Silicon Valley is eponymous with the creation of wealth and employment through innovation in information technologies. Multiple public programs have been launched in an attempt to replicate this success. These efforts have been essentially unsuccessful, often at very high cost to taxpayers. The reasons of these failures matter, not only for public policy improvements, but also to avoid the destruction of fragile entrepreneurial environments. Thanks to Pevara’s high quality data, we will explore this topic by deconstructing Silicon Valley’s model and looking at some of its success factors, hoping in the process to draw some useful conclusions.

Deconstructing Silicon Valley

Public initiatives have failed to reproduce Silicon Valley because in many respects, it is an accident of history2. Attempting to replicate it with public top-down copycat strategies is therefore essentially doomed.
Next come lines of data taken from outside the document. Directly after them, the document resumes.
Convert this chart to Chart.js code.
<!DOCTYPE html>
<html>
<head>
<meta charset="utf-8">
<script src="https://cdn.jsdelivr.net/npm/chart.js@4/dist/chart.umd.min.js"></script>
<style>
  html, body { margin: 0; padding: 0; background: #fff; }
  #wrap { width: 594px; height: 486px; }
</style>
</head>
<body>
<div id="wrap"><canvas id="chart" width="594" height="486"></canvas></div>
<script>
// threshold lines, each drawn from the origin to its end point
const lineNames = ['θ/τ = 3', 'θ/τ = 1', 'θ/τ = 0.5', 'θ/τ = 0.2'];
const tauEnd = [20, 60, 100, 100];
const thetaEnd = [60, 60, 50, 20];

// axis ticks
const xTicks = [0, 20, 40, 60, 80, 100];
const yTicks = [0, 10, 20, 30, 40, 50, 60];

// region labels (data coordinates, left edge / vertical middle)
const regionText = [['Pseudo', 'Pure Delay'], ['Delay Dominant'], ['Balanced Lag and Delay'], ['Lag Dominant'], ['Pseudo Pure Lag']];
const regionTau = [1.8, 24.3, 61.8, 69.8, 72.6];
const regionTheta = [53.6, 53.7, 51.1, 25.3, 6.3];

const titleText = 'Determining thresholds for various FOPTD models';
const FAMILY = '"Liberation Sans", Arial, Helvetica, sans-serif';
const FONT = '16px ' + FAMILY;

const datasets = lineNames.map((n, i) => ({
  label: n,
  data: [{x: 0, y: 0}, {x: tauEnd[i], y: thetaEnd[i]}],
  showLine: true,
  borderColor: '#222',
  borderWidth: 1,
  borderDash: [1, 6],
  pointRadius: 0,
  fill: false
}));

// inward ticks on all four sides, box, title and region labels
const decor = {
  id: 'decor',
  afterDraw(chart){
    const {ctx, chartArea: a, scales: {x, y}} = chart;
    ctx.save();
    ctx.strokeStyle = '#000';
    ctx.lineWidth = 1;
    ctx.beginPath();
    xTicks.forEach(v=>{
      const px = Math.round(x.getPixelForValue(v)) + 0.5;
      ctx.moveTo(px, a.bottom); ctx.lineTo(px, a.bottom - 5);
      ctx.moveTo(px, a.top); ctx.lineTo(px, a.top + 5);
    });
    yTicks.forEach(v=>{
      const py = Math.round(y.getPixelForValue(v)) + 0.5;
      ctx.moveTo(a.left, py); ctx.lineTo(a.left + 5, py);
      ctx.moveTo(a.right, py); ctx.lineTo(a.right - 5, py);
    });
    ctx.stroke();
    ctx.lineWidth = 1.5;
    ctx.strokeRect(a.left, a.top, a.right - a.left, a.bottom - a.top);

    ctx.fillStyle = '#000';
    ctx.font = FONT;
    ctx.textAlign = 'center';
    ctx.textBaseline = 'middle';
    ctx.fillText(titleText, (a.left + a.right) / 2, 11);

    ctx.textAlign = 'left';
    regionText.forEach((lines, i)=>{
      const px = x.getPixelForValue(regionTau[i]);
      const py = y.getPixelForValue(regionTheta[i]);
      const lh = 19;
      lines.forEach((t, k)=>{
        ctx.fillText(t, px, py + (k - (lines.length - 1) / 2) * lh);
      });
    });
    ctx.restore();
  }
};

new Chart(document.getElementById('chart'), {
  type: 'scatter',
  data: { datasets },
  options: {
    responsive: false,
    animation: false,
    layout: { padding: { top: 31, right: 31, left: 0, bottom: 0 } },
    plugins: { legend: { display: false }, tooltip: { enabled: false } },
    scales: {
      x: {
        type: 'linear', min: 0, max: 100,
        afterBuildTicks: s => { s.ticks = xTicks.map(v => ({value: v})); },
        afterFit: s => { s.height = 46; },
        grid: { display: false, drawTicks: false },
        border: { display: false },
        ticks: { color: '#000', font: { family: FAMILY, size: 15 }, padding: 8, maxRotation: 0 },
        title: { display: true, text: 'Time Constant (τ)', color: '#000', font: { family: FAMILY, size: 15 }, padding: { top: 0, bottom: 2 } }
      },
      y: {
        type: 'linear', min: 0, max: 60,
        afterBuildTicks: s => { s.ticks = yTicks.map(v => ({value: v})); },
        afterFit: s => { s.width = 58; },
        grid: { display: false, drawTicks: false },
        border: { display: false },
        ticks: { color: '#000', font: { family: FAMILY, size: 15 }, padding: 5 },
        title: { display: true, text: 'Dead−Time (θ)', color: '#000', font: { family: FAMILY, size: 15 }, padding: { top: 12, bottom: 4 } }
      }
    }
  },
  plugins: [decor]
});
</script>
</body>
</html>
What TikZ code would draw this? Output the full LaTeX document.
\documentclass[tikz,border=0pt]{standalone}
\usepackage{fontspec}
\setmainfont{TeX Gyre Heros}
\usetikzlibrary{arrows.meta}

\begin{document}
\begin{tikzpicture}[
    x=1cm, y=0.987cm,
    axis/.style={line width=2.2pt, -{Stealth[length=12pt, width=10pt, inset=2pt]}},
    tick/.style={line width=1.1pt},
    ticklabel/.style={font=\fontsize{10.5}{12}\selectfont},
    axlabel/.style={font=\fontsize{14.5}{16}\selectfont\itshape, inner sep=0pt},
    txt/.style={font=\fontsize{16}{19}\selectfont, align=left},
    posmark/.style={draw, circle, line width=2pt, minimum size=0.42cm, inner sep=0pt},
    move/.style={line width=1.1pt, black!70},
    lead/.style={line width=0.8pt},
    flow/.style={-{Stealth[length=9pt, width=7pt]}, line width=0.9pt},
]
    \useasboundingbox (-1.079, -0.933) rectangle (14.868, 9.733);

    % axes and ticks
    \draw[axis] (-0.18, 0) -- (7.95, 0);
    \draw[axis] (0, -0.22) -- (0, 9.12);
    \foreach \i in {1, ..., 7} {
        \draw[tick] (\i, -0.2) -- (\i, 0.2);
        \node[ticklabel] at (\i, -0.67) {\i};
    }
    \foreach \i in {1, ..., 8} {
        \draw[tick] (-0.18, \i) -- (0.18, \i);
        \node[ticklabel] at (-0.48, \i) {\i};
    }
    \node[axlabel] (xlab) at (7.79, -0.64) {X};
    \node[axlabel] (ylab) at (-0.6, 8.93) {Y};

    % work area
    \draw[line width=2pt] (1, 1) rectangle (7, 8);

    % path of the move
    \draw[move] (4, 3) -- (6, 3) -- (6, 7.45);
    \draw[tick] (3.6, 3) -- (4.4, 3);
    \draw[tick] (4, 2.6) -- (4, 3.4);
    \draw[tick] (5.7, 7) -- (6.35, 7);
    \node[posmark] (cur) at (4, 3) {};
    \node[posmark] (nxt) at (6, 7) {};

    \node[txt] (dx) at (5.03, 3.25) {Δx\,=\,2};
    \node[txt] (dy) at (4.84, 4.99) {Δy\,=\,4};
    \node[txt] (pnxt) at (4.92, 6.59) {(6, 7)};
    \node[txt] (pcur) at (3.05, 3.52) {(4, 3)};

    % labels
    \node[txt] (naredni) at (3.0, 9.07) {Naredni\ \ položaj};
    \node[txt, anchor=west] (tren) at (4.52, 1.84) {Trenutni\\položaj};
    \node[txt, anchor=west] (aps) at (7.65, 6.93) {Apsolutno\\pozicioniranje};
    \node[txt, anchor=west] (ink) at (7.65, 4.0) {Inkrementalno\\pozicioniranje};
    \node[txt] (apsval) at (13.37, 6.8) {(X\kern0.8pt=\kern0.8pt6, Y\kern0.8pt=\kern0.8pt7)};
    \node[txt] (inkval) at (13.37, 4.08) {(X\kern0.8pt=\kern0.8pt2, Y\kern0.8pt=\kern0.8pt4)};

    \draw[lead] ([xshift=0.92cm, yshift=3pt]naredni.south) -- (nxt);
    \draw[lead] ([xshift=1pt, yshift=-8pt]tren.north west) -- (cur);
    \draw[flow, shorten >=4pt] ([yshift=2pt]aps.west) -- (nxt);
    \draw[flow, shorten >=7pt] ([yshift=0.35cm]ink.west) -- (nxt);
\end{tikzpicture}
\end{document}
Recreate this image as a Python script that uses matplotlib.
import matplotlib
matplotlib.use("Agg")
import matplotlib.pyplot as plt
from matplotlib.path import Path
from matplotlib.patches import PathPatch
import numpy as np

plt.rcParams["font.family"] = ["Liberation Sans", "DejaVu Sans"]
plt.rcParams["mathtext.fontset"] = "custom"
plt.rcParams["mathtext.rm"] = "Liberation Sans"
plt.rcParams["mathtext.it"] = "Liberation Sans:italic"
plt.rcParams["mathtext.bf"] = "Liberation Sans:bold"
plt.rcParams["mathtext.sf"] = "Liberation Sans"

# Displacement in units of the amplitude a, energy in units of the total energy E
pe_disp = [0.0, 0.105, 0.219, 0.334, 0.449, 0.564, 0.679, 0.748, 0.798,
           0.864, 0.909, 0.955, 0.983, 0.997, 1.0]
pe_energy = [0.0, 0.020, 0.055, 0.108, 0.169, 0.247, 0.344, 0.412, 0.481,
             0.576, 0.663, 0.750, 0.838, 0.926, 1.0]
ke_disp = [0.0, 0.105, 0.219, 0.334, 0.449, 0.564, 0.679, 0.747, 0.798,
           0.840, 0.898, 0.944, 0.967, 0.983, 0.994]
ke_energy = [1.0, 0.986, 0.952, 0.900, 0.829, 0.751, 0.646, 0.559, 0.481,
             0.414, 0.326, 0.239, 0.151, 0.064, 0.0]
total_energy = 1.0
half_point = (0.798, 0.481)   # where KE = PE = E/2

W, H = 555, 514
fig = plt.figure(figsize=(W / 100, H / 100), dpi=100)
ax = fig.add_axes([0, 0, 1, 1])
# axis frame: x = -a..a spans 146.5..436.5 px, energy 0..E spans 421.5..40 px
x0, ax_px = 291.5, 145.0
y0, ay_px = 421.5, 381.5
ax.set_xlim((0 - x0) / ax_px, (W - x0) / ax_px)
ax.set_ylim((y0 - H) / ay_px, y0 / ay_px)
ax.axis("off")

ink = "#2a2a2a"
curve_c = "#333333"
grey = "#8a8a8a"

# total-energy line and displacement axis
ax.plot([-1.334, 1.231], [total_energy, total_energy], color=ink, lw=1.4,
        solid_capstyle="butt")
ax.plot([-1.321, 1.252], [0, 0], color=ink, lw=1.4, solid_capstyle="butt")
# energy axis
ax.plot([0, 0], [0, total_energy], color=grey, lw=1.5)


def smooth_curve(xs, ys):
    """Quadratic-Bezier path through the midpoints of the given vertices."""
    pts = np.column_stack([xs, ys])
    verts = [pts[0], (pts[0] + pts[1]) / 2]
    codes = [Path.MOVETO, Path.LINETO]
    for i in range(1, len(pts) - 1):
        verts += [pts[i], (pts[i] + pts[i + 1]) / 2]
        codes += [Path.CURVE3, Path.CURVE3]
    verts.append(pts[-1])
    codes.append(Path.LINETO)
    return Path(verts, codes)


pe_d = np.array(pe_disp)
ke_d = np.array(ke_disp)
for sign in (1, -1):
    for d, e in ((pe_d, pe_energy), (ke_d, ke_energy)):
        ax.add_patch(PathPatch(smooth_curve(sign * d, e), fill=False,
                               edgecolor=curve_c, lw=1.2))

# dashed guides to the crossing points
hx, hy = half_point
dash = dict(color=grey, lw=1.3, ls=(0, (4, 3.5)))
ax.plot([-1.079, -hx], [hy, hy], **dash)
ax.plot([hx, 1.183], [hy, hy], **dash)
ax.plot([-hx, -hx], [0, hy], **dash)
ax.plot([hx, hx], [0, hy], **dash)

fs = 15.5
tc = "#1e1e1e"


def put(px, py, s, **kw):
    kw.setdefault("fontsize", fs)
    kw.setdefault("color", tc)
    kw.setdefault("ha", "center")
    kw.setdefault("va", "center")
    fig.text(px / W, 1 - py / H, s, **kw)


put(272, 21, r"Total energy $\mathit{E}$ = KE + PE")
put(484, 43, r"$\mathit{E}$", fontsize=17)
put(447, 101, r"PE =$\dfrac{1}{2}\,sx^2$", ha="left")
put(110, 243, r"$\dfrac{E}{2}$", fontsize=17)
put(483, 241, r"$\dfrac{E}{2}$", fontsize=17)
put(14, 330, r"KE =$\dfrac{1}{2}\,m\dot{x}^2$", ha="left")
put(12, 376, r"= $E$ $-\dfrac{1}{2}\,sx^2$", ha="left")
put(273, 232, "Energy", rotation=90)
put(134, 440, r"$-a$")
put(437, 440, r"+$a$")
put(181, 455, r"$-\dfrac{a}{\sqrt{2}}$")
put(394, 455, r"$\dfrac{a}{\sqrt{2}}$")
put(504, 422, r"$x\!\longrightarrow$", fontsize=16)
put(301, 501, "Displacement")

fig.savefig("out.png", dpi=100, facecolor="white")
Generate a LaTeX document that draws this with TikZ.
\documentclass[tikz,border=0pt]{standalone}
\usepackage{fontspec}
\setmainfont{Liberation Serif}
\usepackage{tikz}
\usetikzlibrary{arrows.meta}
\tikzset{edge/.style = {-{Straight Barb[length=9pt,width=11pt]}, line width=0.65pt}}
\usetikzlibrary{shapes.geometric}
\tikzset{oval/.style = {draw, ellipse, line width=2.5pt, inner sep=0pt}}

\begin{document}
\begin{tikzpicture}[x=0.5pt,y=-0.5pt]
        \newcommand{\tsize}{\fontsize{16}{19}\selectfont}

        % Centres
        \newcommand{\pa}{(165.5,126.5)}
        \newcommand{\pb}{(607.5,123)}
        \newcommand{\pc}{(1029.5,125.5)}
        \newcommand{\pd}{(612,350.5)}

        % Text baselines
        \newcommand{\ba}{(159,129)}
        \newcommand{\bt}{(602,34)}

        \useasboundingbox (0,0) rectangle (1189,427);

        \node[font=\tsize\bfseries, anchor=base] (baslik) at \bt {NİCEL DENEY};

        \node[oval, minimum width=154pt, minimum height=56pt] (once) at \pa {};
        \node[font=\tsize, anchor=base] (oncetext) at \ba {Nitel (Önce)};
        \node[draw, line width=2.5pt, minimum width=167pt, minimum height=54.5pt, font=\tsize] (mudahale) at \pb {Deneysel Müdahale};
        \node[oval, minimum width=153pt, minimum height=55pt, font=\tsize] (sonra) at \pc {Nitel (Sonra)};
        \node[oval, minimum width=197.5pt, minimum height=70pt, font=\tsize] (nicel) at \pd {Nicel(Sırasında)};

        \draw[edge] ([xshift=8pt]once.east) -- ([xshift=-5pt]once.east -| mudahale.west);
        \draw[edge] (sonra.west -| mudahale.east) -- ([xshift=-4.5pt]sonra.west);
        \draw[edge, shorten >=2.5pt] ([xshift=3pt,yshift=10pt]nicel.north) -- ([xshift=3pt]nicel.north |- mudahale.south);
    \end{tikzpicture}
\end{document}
Northern California has given birth to this major industrial cluster thanks to the combination of four major inputs:

  • The exploitation of fundamental and applied research produced by private and public laboratories.
  • The conversion of research into products and services notably by start-ups, some creating entire industries (such as e-commerce), others disrupting existing ones. These start-ups are the expression of the ingrained local entrepreneurial spirit, known for tinkering through “garage” innovation.
  • Venture capital (VC) provided some of the necessary resources to support these start-ups.
  • Public initiatives such as the Small Business Act3 and military budgets of the Cold War played a significant role as well.